* _YOUR INSTRUCTIONS_
Everything from the first line of the data below through the line that contains "const barH = 65;" should be written out exactly, please, and nothing more; the pictures stay out.

* _DATASET EXTRACT_
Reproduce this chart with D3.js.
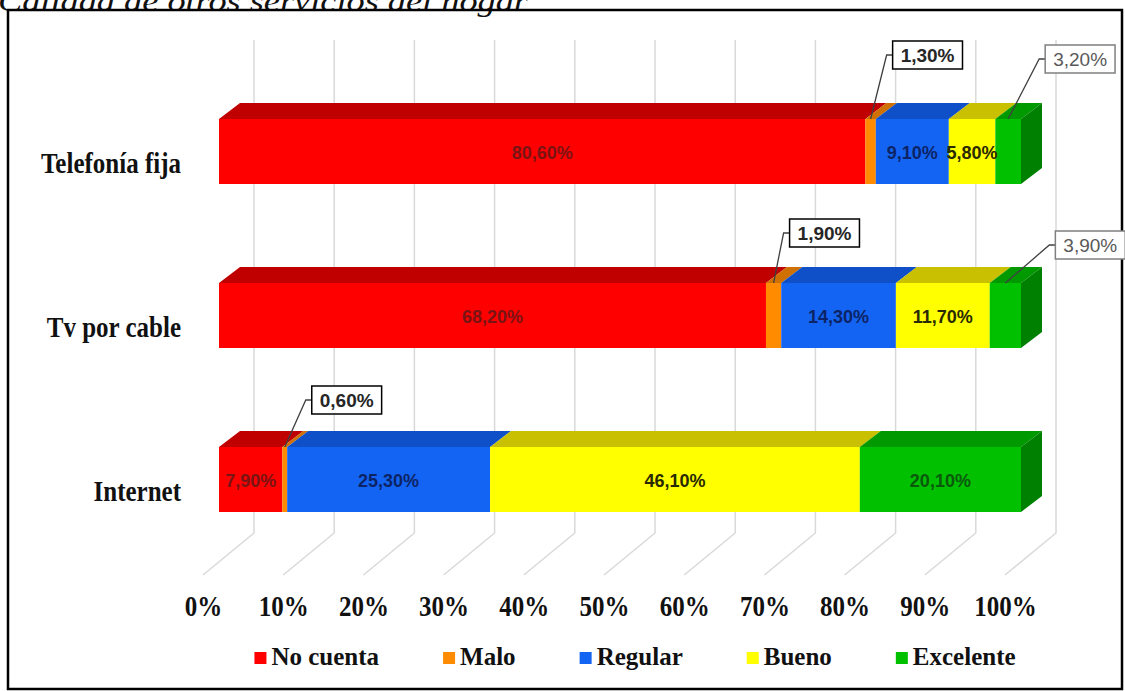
<!DOCTYPE html>
<html>
<head>
<meta charset="utf-8">
<script src="https://cdn.jsdelivr.net/npm/d3@7"></script>
<style>
  body { margin: 0; background: #fff; }
  svg { display: block; }
  .serif { font-family: "Liberation Serif", "Times New Roman", serif; font-weight: bold; fill: #111; }
  .sans { font-family: "Liberation Sans", Arial, sans-serif; font-weight: bold; }
</style>
</head>
<body>
<div id="chart"></div>
<script>
// datos del gráfico
const title = "Calidad de otros servicios del hogar";
const categories = ["Telefonía fija", "Tv por cable", "Internet"];
const series = ["No cuenta", "Malo", "Regular", "Bueno", "Excelente"];
const noCuenta = [80.6, 68.2, 7.9];
const malo = [1.3, 1.9, 0.6];
const regular = [9.1, 14.3, 25.3];
const bueno = [5.8, 11.7, 46.1];
const excelente = [3.2, 3.9, 20.1];
const xTicks = [0, 10, 20, 30, 40, 50, 60, 70, 80, 90, 100];
// etiquetas que van en recuadro fuera de la barra
const callouts = [
  { cat: "Telefonía fija", serie: "Malo" },
  { cat: "Telefonía fija", serie: "Excelente" },
  { cat: "Tv por cable", serie: "Malo" },
  { cat: "Tv por cable", serie: "Excelente" },
  { cat: "Internet", serie: "Malo" },
];

const width = 1125;
const height = 691;
const DX = 21, DY = 16;          // profundidad de las barras
const FX = 51, FY = 42;          // profundidad del piso
const barH = 65;

const frontColors = ["#ff0000", "#ff8c00", "#1464f4", "#ffff00", "#00c000"];
const topColors = ["#c00000", "#d07000", "#0f50c8", "#c8c000", "#009a00"];
const sideColors = ["#a00000", "#b06000", "#0a40a0", "#a0a000", "#008000"];
const labelColors = ["#7a1414", "#333", "#0c2466", "#2a2a00", "#0b5a0b"];

// desplazamiento de los recuadros respecto al segmento
const calloutOffsets = {
  "Telefonía fija|Malo": [22, -64, true],
  "Telefonía fija|Excelente": [37, -60, false],
  "Tv por cable|Malo": [16, -50, true],
  "Tv por cable|Excelente": [50, -38, false],
  "Internet|Malo": [27, -47, true],
};

const values = [noCuenta, malo, regular, bueno, excelente];
const fmt = (v) => d3.format(".2f")(v).replace(".", ",") + "%";

const svg = d3.select("#chart").append("svg")
  .attr("width", width).attr("height", height);

// título (cortado arriba)
svg.append("text")
  .attr("x", -2).attr("y", 11)
  .attr("textLength", 530).attr("lengthAdjust", "spacingAndGlyphs")
  .style("font-family", "'Liberation Serif', serif")
  .style("font-style", "italic")
  .style("font-size", "29px")
  .attr("fill", "#111")
  .text(title);

svg.append("rect")
  .attr("x", 8).attr("y", 10).attr("width", 1114).attr("height", 679)
  .attr("fill", "none").attr("stroke", "#000").attr("stroke-width", 2.5);

// escalas
const xBar = d3.scaleLinear().domain([0, 100]).range([219, 1021]);
const xFloor = d3.scaleLinear().domain([0, 100]).range([203, 1005]);
const yScale = d3.scalePoint().domain(categories).range([151.5, 479.5]);

// rejilla: pared de fondo y piso
svg.append("g").selectAll("path")
  .data(xTicks)
  .enter()
  .append("path")
  .attr("d", (d) => {
    const fx = xFloor(d);
    return `M${fx + FX},40 V${575 - FY} L${fx},575`;
  })
  .attr("fill", "none")
  .attr("stroke", "#d9d9d9")
  .attr("stroke-width", 1.5);

// pilas por categoría
const stacked = categories.map((c, i) => {
  let acc = 0;
  return series.map((s, j) => {
    const v = values[j][i];
    const seg = { cat: c, serie: s, j: j, v: v, x0: acc, x1: acc + v };
    acc += v;
    return seg;
  });
});

const bars = svg.append("g");
stacked.forEach((segs) => {
  const g = bars.append("g");
  segs.forEach((d) => {
    const x0 = xBar(d.x0), x1 = xBar(d.x1);
    const yT = yScale(d.cat) - barH / 2;
    g.append("path")
      .attr("d", `M${x0},${yT} L${x0 + DX},${yT - DY} L${x1 + DX},${yT - DY} L${x1},${yT} Z`)
      .attr("fill", topColors[d.j]);
    g.append("rect")
      .attr("x", x0).attr("y", yT)
      .attr("width", x1 - x0).attr("height", barH)
      .attr("fill", frontColors[d.j]);
  });
  const last = segs[segs.length - 1];
  const xe = xBar(last.x1);
  const yT = yScale(last.cat) - barH / 2;
  g.append("path")
    .attr("d", `M${xe},${yT} L${xe + DX},${yT - DY} L${xe + DX},${yT + barH - DY} L${xe},${yT + barH} Z`)
    .attr("fill", sideColors[last.j]);
});

// etiquetas dentro de las barras
const isCallout = (d) => callouts.some((c) => c.cat === d.cat && c.serie === d.serie);
const allSegs = stacked.flat();

svg.append("g").selectAll("text")
  .data(allSegs.filter((d) => !isCallout(d)))
  .enter()
  .append("text")
  .attr("class", "sans")
  .attr("x", (d) => (xBar(d.x0) + xBar(d.x1)) / 2)
  .attr("y", (d) => yScale(d.cat) + 7)
  .attr("text-anchor", "middle")
  .style("font-size", "18px")
  .attr("fill", (d) => labelColors[d.j])
  .text((d) => fmt(d.v));

// recuadros con línea guía
const cg = svg.append("g").selectAll("g")
  .data(allSegs.filter(isCallout))
  .enter()
  .append("g");

cg.each(function (d) {
  const g = d3.select(this);
  const off = calloutOffsets[d.cat + "|" + d.serie];
  const bold = off[2];
  const ax = (xBar(d.x0) + xBar(d.x1)) / 2;
  const ay = yScale(d.cat) - barH / 2;
  const bx = ax + off[0], by = ay + off[1];
  const t = g.append("text")
    .attr("class", "sans")
    .attr("x", bx + 36).attr("y", by + 7)
    .attr("text-anchor", "middle")
    .style("font-size", "19px")
    .style("font-weight", bold ? "bold" : "normal")
    .attr("fill", bold ? "#262626" : "#595959")
    .text(fmt(d.v));
  const w = t.node().getComputedTextLength() + 16;
  t.attr("x", bx + w / 2);
  g.insert("rect", "text")
    .attr("x", bx).attr("y", by - 14)
    .attr("width", w).attr("height", 28)
    .attr("fill", "#fff")
    .attr("stroke", bold ? "#000" : "#7f7f7f")
    .attr("stroke-width", 1.5);
  g.insert("path", "rect")
    .attr("d", `M${bx},${by} H${bx - 6} L${ax},${ay}`)
    .attr("fill", "none")
    .attr("stroke", "#404040")
    .attr("stroke-width", 1.3);
});

// eje x
const xAxis = d3.axisBottom(xFloor)
  .tickValues(xTicks)
  .tickSize(0)
  .tickPadding(0)
  .tickFormat((d) => d + "%");

const xAxisG = svg.append("g").attr("transform", "translate(0,616)").call(xAxis);
xAxisG.select(".domain").remove();
xAxisG.selectAll("text")
  .attr("class", "serif")
  .attr("y", 0).attr("dy", null)
  .attr("transform", "scale(1,1.15)")
  .style("font-size", "25px");

// eje y (categorías)
const yAxis = d3.axisLeft(yScale).tickSize(0).tickPadding(0);
const yAxisG = svg.append("g").attr("transform", "translate(181,0)").call(yAxis);
yAxisG.select(".domain").remove();
yAxisG.selectAll("text")
  .attr("class", "serif")
  .attr("x", 0).attr("dy", null)
  .attr("transform", "translate(0,21) scale(1,1.15)")
  .style("font-size", "25px");

// leyenda
const legend = svg.append("g");
const items = legend.selectAll("g")
  .data(series)
  .enter()
  .append("g");

items.append("rect")
  .attr("width", 12).attr("height", 12)
  .attr("y", -13)
  .attr("fill", (d, i) => frontColors[i]);

items.append("text")
  .attr("class", "serif")
  .attr("x", 17)
  .style("font-size", "25px")
  .text((d) => d);

let lx = 0;
items.each(function () {
  const g = d3.select(this);
  g.attr("transform", `translate(${lx},665)`);
  lx += 17 + g.select("text").node().getComputedTextLength() + 64;
});
const total = lx - 64;
legend.attr("transform", `translate(${635 - total / 2},0)`);
</script>
</body>
</html>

* _RESPONSE_
Reproduce this chart with D3.js.
<!DOCTYPE html>
<html>
<head>
<meta charset="utf-8">
<script src="https://cdn.jsdelivr.net/npm/d3@7"></script>
<style>
  body { margin: 0; background: #fff; }
  svg { display: block; }
  .serif { font-family: "Liberation Serif", "Times New Roman", serif; font-weight: bold; fill: #111; }
  .sans { font-family: "Liberation Sans", Arial, sans-serif; font-weight: bold; }
</style>
</head>
<body>
<div id="chart"></div>
<script>
// datos del gráfico
const title = "Calidad de otros servicios del hogar";
const categories = ["Telefonía fija", "Tv por cable", "Internet"];
const series = ["No cuenta", "Malo", "Regular", "Bueno", "Excelente"];
const noCuenta = [80.6, 68.2, 7.9];
const malo = [1.3, 1.9, 0.6];
const regular = [9.1, 14.3, 25.3];
const bueno = [5.8, 11.7, 46.1];
const excelente = [3.2, 3.9, 20.1];
const xTicks = [0, 10, 20, 30, 40, 50, 60, 70, 80, 90, 100];
// etiquetas que van en recuadro fuera de la barra
const callouts = [
  { cat: "Telefonía fija", serie: "Malo" },
  { cat: "Telefonía fija", serie: "Excelente" },
  { cat: "Tv por cable", serie: "Malo" },
  { cat: "Tv por cable", serie: "Excelente" },
  { cat: "Internet", serie: "Malo" },
];

const width = 1125;
const height = 691;
const DX = 21, DY = 16;          // profundidad de las barras
const FX = 51, FY = 42;          // profundidad del piso
const barH = 65;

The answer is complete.